I am trying to pick up the package polars from Python. I come from an R background so appreciate this might be an incredibly easy question.
I want to implement a case statement where if any of the conditions below are true, it will flag it to 1 otherwise it will be 0. My new column will be called 'my_new_column_flag'
I am however getting the error message
Traceback (most recent call last): File "", line 2, in File "C:\Users\foo\Miniconda3\envs\env\lib\site-packages\polars\internals\lazy_functions.py", line 204, in col return pli.wrap_expr(pycol(name)) TypeError: argument 'name': 'int' object cannot be converted to 'PyString'
import polars as pl
import numpy as np
np.random.seed(12)
df = pl.DataFrame(
{
"nrs": [1, 2, 3, None, 5],
"names": ["foo", "ham", "spam", "egg", None],
"random": np.random.rand(5),
"groups": ["A", "A", "B", "C", "B"],
}
)
print(df)
df.with_column(
pl.when(pl.col('nrs') == 1).then(pl.col(1))

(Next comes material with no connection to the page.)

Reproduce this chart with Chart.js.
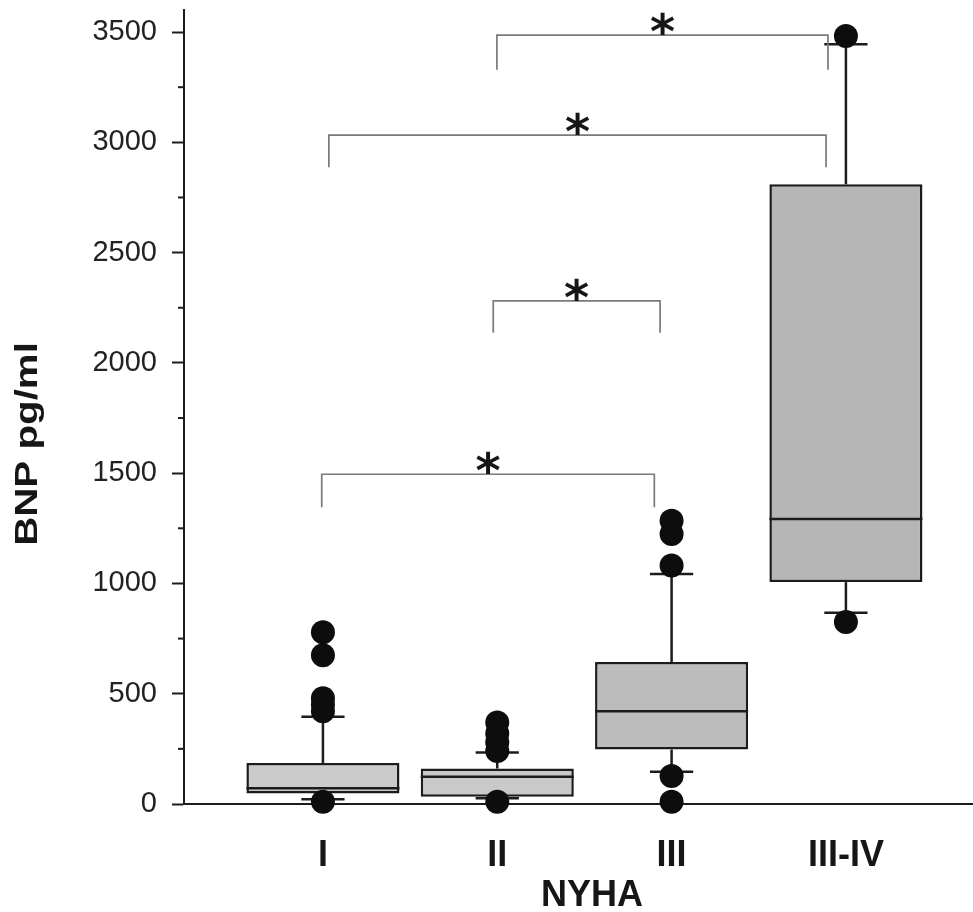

.when(pl.col('names') == 'ham').then(pl.col(1))
.when(pl.col('random') == 0.014575).then(pl.col(1))
.otherwise(pl.col(0))
.alias('my_new_column_flag')
)
Can anyone help?
CodePudding user response:
pl.col
selects a column with the given name (as string). What you want is a column with literal value set to one: pl.lit(1)
df.with_columns(
pl.when(pl.col('nrs') == 1).then(pl.lit(1))
.when(pl.col('names') == 'ham').then(pl.lit(1))
.when(pl.col('random') == 0.014575).then(pl.lit(1))
.otherwise(pl.lit(0))
.alias('my_new_column_flag')
)
PS: it may look more natural to use predicate for your flat (and cast it to int if you want it to be 0/1 instead of true/false):
df.with_columns(
((pl.col("nrs") == 1) | (pl.col("names") == "ham") | (pl.col("random") == 0.014575))
.alias("my_new_column_flag")
.cast(int)
)